With the start of the school year, quite a few new policy changes are taking effect in Florida.
A number of the changes were met with criticism. That includes restrictions in instruction about sexual orientation and gender identity that have “effectively banned” teaching AP psychology, according to The College Board, and how Black history is taught in schools.
The new curriculum requires instruction for middle school age students to include that “slaves developed skills which, in some instances, could be applied for their personal benefit.” The standards have drawn sharp criticism from opponents who say that under these standards, history is being whitewashed. Proponents, including Gov. Ron DeSantis, disagree.
In the last few weeks, the Florida Board of Education approved the standards for AP psychology, but amid the ongoing controversy, some districts, including Duval and Clay, have said they will not offer AP psychology for the upcoming school year.

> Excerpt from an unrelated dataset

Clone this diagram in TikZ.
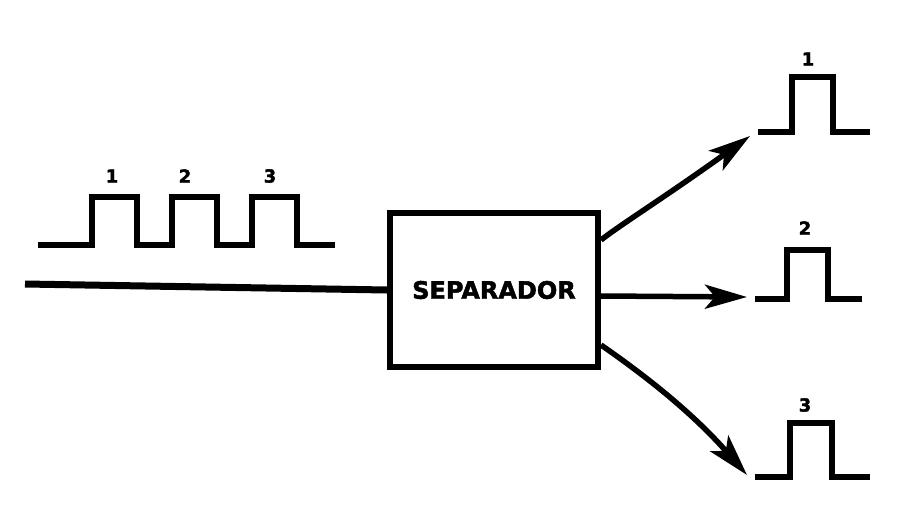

Across Florida, another policy change now requires transgender people to use bathrooms that align with their sex assigned at birth. The law applies to schools and public buildings.
Another new law being implemented this year will have school districts share portions of local property-tax revenues with charter schools.
Districts will also be able to use cameras to take pictures of drivers who illegally pass school buses. St. Johns County said it’s not pursuing this extra safeguard. A Clay County spokesperson released a statement that said the district is looking at logistics, but no decisions have been made on adding cameras to buses.
TikTok will also be essentially banned in schools because it’s no longer allowed to be used on district-owned devices and in locations where the district is providing internet access.
Some big changes are also coming for how school districts operate. School board members now have an eight-year term limit -- down from 12 years. They’ll also have to live in the district they represent by the date they take office.